_Given exercise:_ Under this task are some entries; return every one of them exactly.
┌────────
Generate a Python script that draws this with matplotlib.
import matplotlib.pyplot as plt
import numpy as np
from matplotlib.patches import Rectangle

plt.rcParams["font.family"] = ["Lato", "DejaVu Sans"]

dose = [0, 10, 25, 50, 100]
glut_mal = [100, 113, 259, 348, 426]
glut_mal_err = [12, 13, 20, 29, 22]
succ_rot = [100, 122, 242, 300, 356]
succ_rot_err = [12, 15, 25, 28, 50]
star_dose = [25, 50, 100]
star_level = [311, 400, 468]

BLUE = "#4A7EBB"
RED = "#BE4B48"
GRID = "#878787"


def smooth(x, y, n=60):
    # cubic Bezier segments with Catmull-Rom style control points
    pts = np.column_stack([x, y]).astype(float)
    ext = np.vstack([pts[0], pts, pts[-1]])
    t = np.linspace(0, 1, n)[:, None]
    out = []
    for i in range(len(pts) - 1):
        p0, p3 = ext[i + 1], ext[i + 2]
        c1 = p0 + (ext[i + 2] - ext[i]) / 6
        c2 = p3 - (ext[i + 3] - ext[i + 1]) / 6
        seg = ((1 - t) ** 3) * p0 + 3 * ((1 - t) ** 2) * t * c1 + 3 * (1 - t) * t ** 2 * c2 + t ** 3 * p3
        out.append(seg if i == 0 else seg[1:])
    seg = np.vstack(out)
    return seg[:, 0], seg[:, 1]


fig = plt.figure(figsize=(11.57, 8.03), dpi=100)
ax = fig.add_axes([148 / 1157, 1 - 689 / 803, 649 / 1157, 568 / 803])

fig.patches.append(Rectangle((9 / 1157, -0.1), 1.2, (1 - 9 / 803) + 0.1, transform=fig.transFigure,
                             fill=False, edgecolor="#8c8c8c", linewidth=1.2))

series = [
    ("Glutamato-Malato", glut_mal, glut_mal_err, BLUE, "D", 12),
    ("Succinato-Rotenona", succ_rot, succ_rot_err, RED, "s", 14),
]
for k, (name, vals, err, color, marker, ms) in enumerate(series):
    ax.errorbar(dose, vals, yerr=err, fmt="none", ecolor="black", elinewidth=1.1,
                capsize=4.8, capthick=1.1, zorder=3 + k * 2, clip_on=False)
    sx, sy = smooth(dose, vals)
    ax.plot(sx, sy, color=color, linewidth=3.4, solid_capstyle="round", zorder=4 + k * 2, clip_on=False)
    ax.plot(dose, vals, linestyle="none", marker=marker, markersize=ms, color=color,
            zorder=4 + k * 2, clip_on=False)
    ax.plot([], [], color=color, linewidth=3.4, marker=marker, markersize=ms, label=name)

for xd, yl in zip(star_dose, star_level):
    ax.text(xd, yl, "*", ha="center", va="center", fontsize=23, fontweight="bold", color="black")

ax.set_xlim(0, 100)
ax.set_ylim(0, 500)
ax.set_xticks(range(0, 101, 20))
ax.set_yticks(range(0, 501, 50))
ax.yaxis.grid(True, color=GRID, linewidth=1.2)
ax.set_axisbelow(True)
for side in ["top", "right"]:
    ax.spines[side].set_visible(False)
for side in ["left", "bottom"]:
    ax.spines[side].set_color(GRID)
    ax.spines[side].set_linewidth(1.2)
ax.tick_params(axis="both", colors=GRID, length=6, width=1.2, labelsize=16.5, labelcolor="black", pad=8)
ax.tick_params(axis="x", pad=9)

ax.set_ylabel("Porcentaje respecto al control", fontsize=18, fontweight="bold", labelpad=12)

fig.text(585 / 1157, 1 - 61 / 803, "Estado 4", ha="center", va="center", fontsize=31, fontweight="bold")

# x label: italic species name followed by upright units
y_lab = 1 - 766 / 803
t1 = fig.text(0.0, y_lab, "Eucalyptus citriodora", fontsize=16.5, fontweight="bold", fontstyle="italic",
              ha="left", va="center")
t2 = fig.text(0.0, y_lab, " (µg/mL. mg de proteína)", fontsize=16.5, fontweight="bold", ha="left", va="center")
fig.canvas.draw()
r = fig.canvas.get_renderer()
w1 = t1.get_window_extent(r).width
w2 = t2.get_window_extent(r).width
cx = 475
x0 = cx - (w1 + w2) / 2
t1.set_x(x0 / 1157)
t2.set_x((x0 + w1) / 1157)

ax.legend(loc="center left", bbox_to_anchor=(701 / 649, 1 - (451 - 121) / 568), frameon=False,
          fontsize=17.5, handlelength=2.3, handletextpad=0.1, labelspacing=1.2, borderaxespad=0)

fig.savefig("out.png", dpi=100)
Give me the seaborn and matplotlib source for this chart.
└────────
_Result of the task:_
Generate a Python script that draws this with matplotlib.
import matplotlib.pyplot as plt
import numpy as np
from matplotlib.patches import Rectangle

plt.rcParams["font.family"] = ["Lato", "DejaVu Sans"]

dose = [0, 10, 25, 50, 100]
glut_mal = [100, 113, 259, 348, 426]
glut_mal_err = [12, 13, 20, 29, 22]
succ_rot = [100, 122, 242, 300, 356]
succ_rot_err = [12, 15, 25, 28, 50]
star_dose = [25, 50, 100]
star_level = [311, 400, 468]

BLUE = "#4A7EBB"
RED = "#BE4B48"
GRID = "#878787"


def smooth(x, y, n=60):
    # cubic Bezier segments with Catmull-Rom style control points
    pts = np.column_stack([x, y]).astype(float)
    ext = np.vstack([pts[0], pts, pts[-1]])
    t = np.linspace(0, 1, n)[:, None]
    out = []
    for i in range(len(pts) - 1):
        p0, p3 = ext[i + 1], ext[i + 2]
        c1 = p0 + (ext[i + 2] - ext[i]) / 6
        c2 = p3 - (ext[i + 3] - ext[i + 1]) / 6
        seg = ((1 - t) ** 3) * p0 + 3 * ((1 - t) ** 2) * t * c1 + 3 * (1 - t) * t ** 2 * c2 + t ** 3 * p3
        out.append(seg if i == 0 else seg[1:])
    seg = np.vstack(out)
    return seg[:, 0], seg[:, 1]


fig = plt.figure(figsize=(11.57, 8.03), dpi=100)
ax = fig.add_axes([148 / 1157, 1 - 689 / 803, 649 / 1157, 568 / 803])

fig.patches.append(Rectangle((9 / 1157, -0.1), 1.2, (1 - 9 / 803) + 0.1, transform=fig.transFigure,
                             fill=False, edgecolor="#8c8c8c", linewidth=1.2))

series = [
    ("Glutamato-Malato", glut_mal, glut_mal_err, BLUE, "D", 12),
    ("Succinato-Rotenona", succ_rot, succ_rot_err, RED, "s", 14),
]
for k, (name, vals, err, color, marker, ms) in enumerate(series):
    ax.errorbar(dose, vals, yerr=err, fmt="none", ecolor="black", elinewidth=1.1,
                capsize=4.8, capthick=1.1, zorder=3 + k * 2, clip_on=False)
    sx, sy = smooth(dose, vals)
    ax.plot(sx, sy, color=color, linewidth=3.4, solid_capstyle="round", zorder=4 + k * 2, clip_on=False)
    ax.plot(dose, vals, linestyle="none", marker=marker, markersize=ms, color=color,
            zorder=4 + k * 2, clip_on=False)
    ax.plot([], [], color=color, linewidth=3.4, marker=marker, markersize=ms, label=name)

for xd, yl in zip(star_dose, star_level):
    ax.text(xd, yl, "*", ha="center", va="center", fontsize=23, fontweight="bold", color="black")

ax.set_xlim(0, 100)
ax.set_ylim(0, 500)
ax.set_xticks(range(0, 101, 20))
ax.set_yticks(range(0, 501, 50))
ax.yaxis.grid(True, color=GRID, linewidth=1.2)
ax.set_axisbelow(True)
for side in ["top", "right"]:
    ax.spines[side].set_visible(False)
for side in ["left", "bottom"]:
    ax.spines[side].set_color(GRID)
    ax.spines[side].set_linewidth(1.2)
ax.tick_params(axis="both", colors=GRID, length=6, width=1.2, labelsize=16.5, labelcolor="black", pad=8)
ax.tick_params(axis="x", pad=9)

ax.set_ylabel("Porcentaje respecto al control", fontsize=18, fontweight="bold", labelpad=12)

fig.text(585 / 1157, 1 - 61 / 803, "Estado 4", ha="center", va="center", fontsize=31, fontweight="bold")

# x label: italic species name followed by upright units
y_lab = 1 - 766 / 803
t1 = fig.text(0.0, y_lab, "Eucalyptus citriodora", fontsize=16.5, fontweight="bold", fontstyle="italic",
              ha="left", va="center")
t2 = fig.text(0.0, y_lab, " (µg/mL. mg de proteína)", fontsize=16.5, fontweight="bold", ha="left", va="center")
fig.canvas.draw()
r = fig.canvas.get_renderer()
w1 = t1.get_window_extent(r).width
w2 = t2.get_window_extent(r).width
cx = 475
x0 = cx - (w1 + w2) / 2
t1.set_x(x0 / 1157)
t2.set_x((x0 + w1) / 1157)

ax.legend(loc="center left", bbox_to_anchor=(701 / 649, 1 - (451 - 121) / 568), frameon=False,
          fontsize=17.5, handlelength=2.3, handletextpad=0.1, labelspacing=1.2, borderaxespad=0)

fig.savefig("out.png", dpi=100)
Give me the seaborn and matplotlib source for this chart.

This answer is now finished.